──────── Given information

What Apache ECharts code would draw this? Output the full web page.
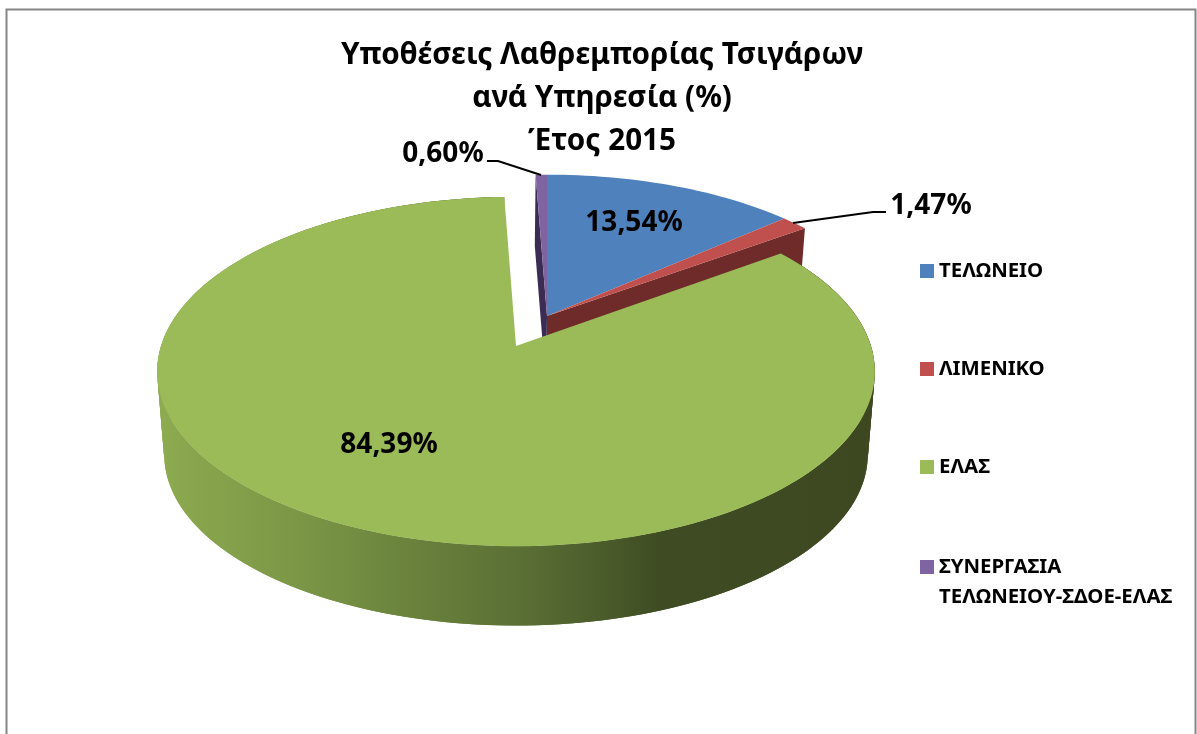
<!DOCTYPE html>
<html>
<head>
<meta charset="utf-8">
<title>Υποθέσεις Λαθρεμπορίας Τσιγάρων</title>
<script src="https://cdn.jsdelivr.net/npm/echarts@6/dist/echarts.min.js"></script>
<style>
    html, body { margin: 0; padding: 0; background: #fff; }
    #chart { width: 1197px; height: 734px; }
</style>
</head>
<body>
<div id="chart"></div>
<script>
let categories = ['ΤΕΛΩΝΕΙΟ', 'ΛΙΜΕΝΙΚΟ', 'ΕΛΑΣ', 'ΣΥΝΕΡΓΑΣΙΑ ΤΕΛΩΝΕΙΟΥ-ΣΔΟΕ-ΕΛΑΣ'];
let shares = [13.54, 1.47, 84.39, 0.60];
let colors = ['#4f81bd', '#c0504d', '#9bbb59', '#8064a2'];
let faceColors = ['#2f4d71', '#6f2b29', '#5d7035', '#3b2c54'];
let titleText = 'Υποθέσεις Λαθρεμπορίας Τσιγάρων\nανά Υπηρεσία (%)\nΈτος 2015';

let fontName = '"Noto Sans", sans-serif';
let chart = echarts.init(document.getElementById('chart'));

// excel style 3d pie: the disc is tilted, so the near side looks bigger
let perspective = 0.146;
let backTop = { x: 547, y: 316, k: 346, m: 162 };
let backBottom = { x: 546, y: 384, k: 340, m: 158 };
let frontTop = { x: 516, y: 346, k: 355, m: 171 };
let frontBottom = { x: 516, y: 430, k: 348, m: 167 };

let labelPlace = [
    { x: 634, y: 223 },
    { x: 931, y: 206, line: [[886, 212], [873, 212], [793, 223]] },
    { x: 389, y: 445 },
    { x: 443, y: 154, line: [[487, 161], [498, 161], [541, 175]] }
];

function project(disc, deg) {
    let rad = deg * Math.PI / 180;
    let depth = 1 + perspective * Math.cos(rad);
    return [
        disc.x + disc.k * Math.sin(rad) / depth,
        disc.y - disc.m * Math.cos(rad) / depth
    ];
}

function arc(disc, from, to) {
    let points = [];
    let steps = Math.max(2, Math.ceil((to - from) / 1.5));
    for (let s = 0; s <= steps; s++) {
        points.push(project(disc, from + (to - from) * s / steps));
    }
    return points;
}

function startAngle(index) {
    let sum = 0;
    for (let i = 0; i < index; i++) sum += shares[i];
    return sum * 3.6;
}

function renderSlice(index) {
    let from = startAngle(index);
    let to = from + shares[index] * 3.6;
    let isFront = index === 2;
    let top = isFront ? frontTop : backTop;
    let bottom = isFront ? frontBottom : backBottom;
    let children = [];

    if (isFront) {
        // outer wall as overlapping quads, keeps the straight side edges and no seams
        let wallFill = new echarts.graphic.LinearGradient(157, 0, 875, 0, [
            { offset: 0, color: '#8dab50' },
            { offset: 0.2, color: '#7b9646' },
            { offset: 0.38, color: '#677f3b' },
            { offset: 0.5, color: '#5b7035' },
            { offset: 0.62, color: '#4b5c2b' },
            { offset: 0.7, color: '#3f4c23' },
            { offset: 1, color: '#3d4821' }
        ], true);
        let topEdge = arc(top, from, to);
        let bottomEdge = arc(bottom, from, to);
        for (let s = 0; s < topEdge.length - 2; s++) {
            children.push({
                type: 'polygon',
                shape: { points: [topEdge[s], topEdge[s + 2], bottomEdge[s + 2], bottomEdge[s]] },
                style: { fill: wallFill }
            });
        }
    } else if (index === 1 || index === 3) {
        // cut face of the thin slices
        let edge = index === 1 ? to : from;
        children.push({
            type: 'polygon',
            shape: { points: [[top.x, top.y], project(top, edge), project(bottom, edge), [bottom.x, bottom.y]] },
            style: { fill: faceColors[index] }
        });
    }

    children.push({
        type: 'polygon',
        shape: { points: [[top.x, top.y]].concat(arc(top, from, to)) },
        style: { fill: colors[index] }
    });

    let place = labelPlace[index];
    if (place.line) {
        children.push({
            type: 'polyline',
            shape: { points: place.line },
            style: { stroke: '#000', lineWidth: 2, fill: null }
        });
    }
    children.push({
        type: 'text',
        x: place.x,
        y: place.y,
        style: {
            text: shares[index].toFixed(2).replace('.', ',') + '%',
            fill: '#000',
            fontSize: 28,
            fontWeight: 'bold',
            fontFamily: fontName,
            align: 'center',
            verticalAlign: 'middle'
        }
    });
    return { type: 'group', children: children };
}

let legendBase = {
    orient: 'vertical',
    left: 920,
    padding: 0,
    icon: 'rect',
    itemWidth: 14,
    itemHeight: 14,
    itemGap: 78,
    itemStyle: { borderWidth: 0 },
    textStyle: { color: '#000', fontSize: 20.4, fontWeight: 'bold', fontFamily: fontName }
};

chart.setOption({
    animation: false,
    backgroundColor: '#fff',
    title: {
        text: titleText,
        left: 597,
        top: 29,
        textAlign: 'center',
        textStyle: { color: '#000', fontSize: 29.6, fontWeight: 'bold', fontFamily: fontName, lineHeight: 43 }
    },
    legend: [
        Object.assign({}, legendBase, { top: 261, data: categories.slice(0, 3) }),
        Object.assign({}, legendBase, {
            top: 522,
            data: categories.slice(3),
            // empty first line keeps the marker next to the first real line
            formatter: function (name) { return '\n' + name.replace(' ', '\n'); },
            textStyle: Object.assign({}, legendBase.textStyle, { lineHeight: 30 })
        })
    ],
    graphic: [{
        type: 'rect',
        silent: true,
        shape: { x: 6.5, y: 9.5, width: 1189, height: 760 },
        style: { fill: null, stroke: '#868686', lineWidth: 2 }
    }],
    series: categories.map(function (name, index) {
        return {
            type: 'custom',
            name: name,
            coordinateSystem: 'none',
            z: index === 2 ? 3 : 2,
            silent: true,
            itemStyle: { color: colors[index] },
            data: [shares[index]],
            renderItem: function () { return renderSlice(index); }
        };
    })
});
</script>
</body>
</html>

────────────────

### Aim:
Take the lines from the start of the material to the line with "let chart = echarts.init(document.getElementById('chart'));", both included, and transcribe them exactly without the pictures.

### Solution to the problem:
What Apache ECharts code would draw this? Output the full web page.
<!DOCTYPE html>
<html>
<head>
<meta charset="utf-8">
<title>Υποθέσεις Λαθρεμπορίας Τσιγάρων</title>
<script src="https://cdn.jsdelivr.net/npm/echarts@6/dist/echarts.min.js"></script>
<style>
    html, body { margin: 0; padding: 0; background: #fff; }
    #chart { width: 1197px; height: 734px; }
</style>
</head>
<body>
<div id="chart"></div>
<script>
let categories = ['ΤΕΛΩΝΕΙΟ', 'ΛΙΜΕΝΙΚΟ', 'ΕΛΑΣ', 'ΣΥΝΕΡΓΑΣΙΑ ΤΕΛΩΝΕΙΟΥ-ΣΔΟΕ-ΕΛΑΣ'];
let shares = [13.54, 1.47, 84.39, 0.60];
let colors = ['#4f81bd', '#c0504d', '#9bbb59', '#8064a2'];
let faceColors = ['#2f4d71', '#6f2b29', '#5d7035', '#3b2c54'];
let titleText = 'Υποθέσεις Λαθρεμπορίας Τσιγάρων\nανά Υπηρεσία (%)\nΈτος 2015';

let fontName = '"Noto Sans", sans-serif';
let chart = echarts.init(document.getElementById('chart'));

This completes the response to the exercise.